The prophet anticipates a time when God would like to restore His people’s fortunes and bring them home. But Yehuda’s own sins will prevent a seamless or even pleasant return. Instead, their return will be met with a “harvest,” which may allude to the winnowing out of some of its leaders. Alternatively (per ibn Ezra and Radak), it may refer to Yehuda’s participation in Ba’alist devotions, representing a “foreign implant” (neta’ zar).
In the next shiur, we will begin our study of Chapters 7-8, which like Chapters 5-6, represent a single prophecy with a (poorly placed) chapter division in the middle.

[1] See 1 Cor. 15:4
[2] This is part of a larger study of “historic pronouncements,” which may be read as historic patterns.
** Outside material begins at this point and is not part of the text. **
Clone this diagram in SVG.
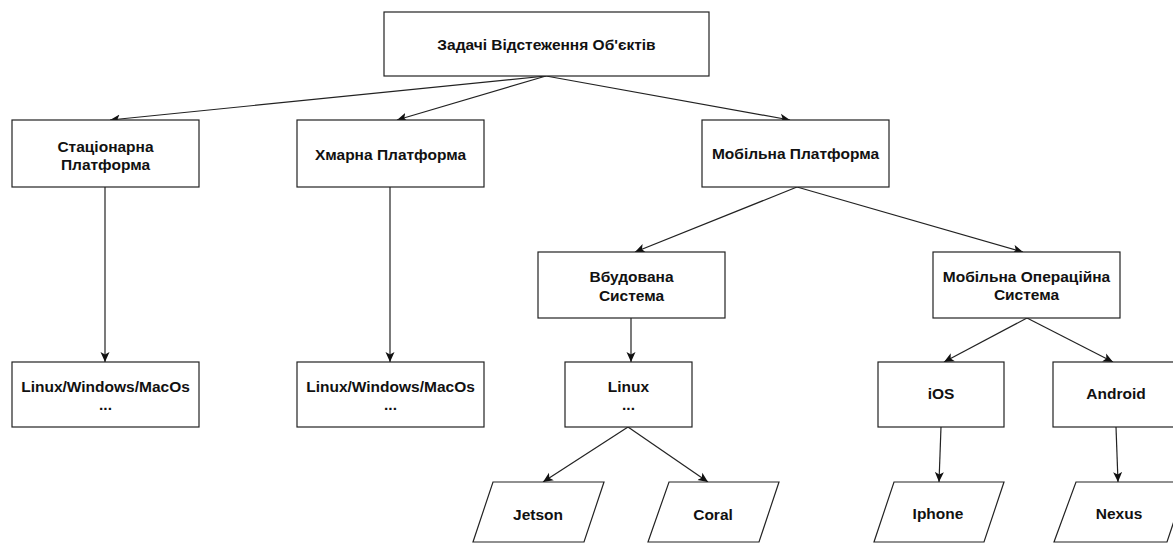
<svg xmlns="http://www.w3.org/2000/svg" width="1173" height="543" viewBox="0 0 1173 543">
<style>
.box{fill:#fff;stroke:#222;stroke-width:1.2}
.t{font-family:"Liberation Sans",Arial,sans-serif;font-weight:bold;font-size:15.5px;fill:#111;text-anchor:middle}
.c{fill:none;stroke:#222;stroke-width:1.2;marker-end:url(#arr)}
</style>
<defs>
<marker id="arr" markerUnits="userSpaceOnUse" markerWidth="12" markerHeight="10" viewBox="0 0 12 10" refX="10" refY="5" orient="auto">
<path d="M0,0.5 L10,5 L0,9.5 L2.5,5 Z" fill="#111"/>
</marker>
</defs>
<rect width="1173" height="543" fill="#fff"/>
<g id="connectors">
<line class="c" x1="546" y1="76" x2="110" y2="120"/>
<line class="c" x1="546" y1="76" x2="397" y2="120"/>
<line class="c" x1="546" y1="76" x2="790" y2="120"/>
<line class="c" x1="105" y1="187" x2="105" y2="362"/>
<line class="c" x1="390" y1="187" x2="390" y2="362"/>
<line class="c" x1="797" y1="187" x2="635" y2="252"/>
<line class="c" x1="797" y1="187" x2="1023" y2="252"/>
<line class="c" x1="631" y1="318" x2="631" y2="362"/>
<line class="c" x1="1027" y1="318" x2="944" y2="362"/>
<line class="c" x1="1027" y1="318" x2="1113" y2="362"/>
<line class="c" x1="628" y1="427" x2="543" y2="482"/>
<line class="c" x1="628" y1="427" x2="708" y2="482"/>
<line class="c" x1="941" y1="427" x2="939" y2="482"/>
<line class="c" x1="1116" y1="427" x2="1118" y2="482"/>
</g>
<g id="root"><rect class="box" x="384" y="12" width="325" height="64"/><text class="t" x="546.5" y="50">Задачі Відстеження Об'єктів</text></g>
<g id="stationary"><rect class="box" x="12" y="120" width="187" height="67"/><text class="t" x="105.5" y="152">Стаціонарна</text><text class="t" x="105.5" y="170">Платформа</text></g>
<g id="cloud"><rect class="box" x="297" y="120" width="187" height="67"/><text class="t" x="390.5" y="160">Хмарна Платформа</text></g>
<g id="mobile"><rect class="box" x="702" y="120" width="187" height="67"/><text class="t" x="795.5" y="159">Мобільна Платформа</text></g>
<g id="embedded"><rect class="box" x="538" y="252" width="187" height="66"/><text class="t" x="631.5" y="282">Вбудована</text><text class="t" x="631.5" y="301">Система</text></g>
<g id="mobileos"><rect class="box" x="933" y="252" width="187" height="66"/><text class="t" x="1026.5" y="282">Мобільна Операційна</text><text class="t" x="1026.5" y="300">Система</text></g>
<g id="os1"><rect class="box" x="12" y="362" width="187" height="65"/><text class="t" x="105.5" y="392">Linux/Windows/MacOs</text><text class="t" x="105.5" y="410">...</text></g>
<g id="os2"><rect class="box" x="297" y="362" width="187" height="65"/><text class="t" x="390.5" y="392">Linux/Windows/MacOs</text><text class="t" x="390.5" y="410">...</text></g>
<g id="linux"><rect class="box" x="565" y="362" width="127" height="65"/><text class="t" x="628.5" y="392">Linux</text><text class="t" x="628.5" y="410">...</text></g>
<g id="ios"><rect class="box" x="878" y="362" width="126" height="65"/><text class="t" x="941" y="399">iOS</text></g>
<g id="android"><rect class="box" x="1053" y="362" width="127" height="65"/><text class="t" x="1116" y="399">Android</text></g>
<g id="jetson"><polygon class="box" points="493,482 604,482 584,542 473,542"/><text class="t" x="538" y="520">Jetson</text></g>
<g id="coral"><polygon class="box" points="669,482 779,482 759,542 648,542"/><text class="t" x="713" y="520">Coral</text></g>
<g id="iphone"><polygon class="box" points="894,482 1004,482 984,542 874,542"/><text class="t" x="938" y="519">Iphone</text></g>
<g id="nexus"><polygon class="box" points="1076,482 1187,482 1167,542 1054,542"/><text class="t" x="1119" y="519">Nexus</text></g>
</svg>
One example of this is the line in the first Berakha of Tefilla – “He remembers the loyalty/kindness of the patriarchs and brings a redeemer to their descendants….” Is this “redeemer” Moshe? Is it Mashiach? Those are the two classic answers, but it may mean that throughout history, God sends various people to redeem His nation, all “for His Name’s sake, with love.” See Shoftim 2:15.
[3] See Sifri Devarim par #306.
[4] See Sifri Devarim par. #42 and Rashi at Devarim 11:14.
[5] See Divrei Ha-yamim II 24:20-22.
[6] See Yirmiyahu 26:20-23. This is a bit difficult, considering that the killing of this prophet takes place a good century after the time of Hoshea.
[7] Esau said, "Is he not rightly named Yaakov? For he has supplanted me (vaya’akveini) these two times. He took away my birthright; and behold, now he has taken away my blessing." Then he said, "Have you not reserved a blessing for me?"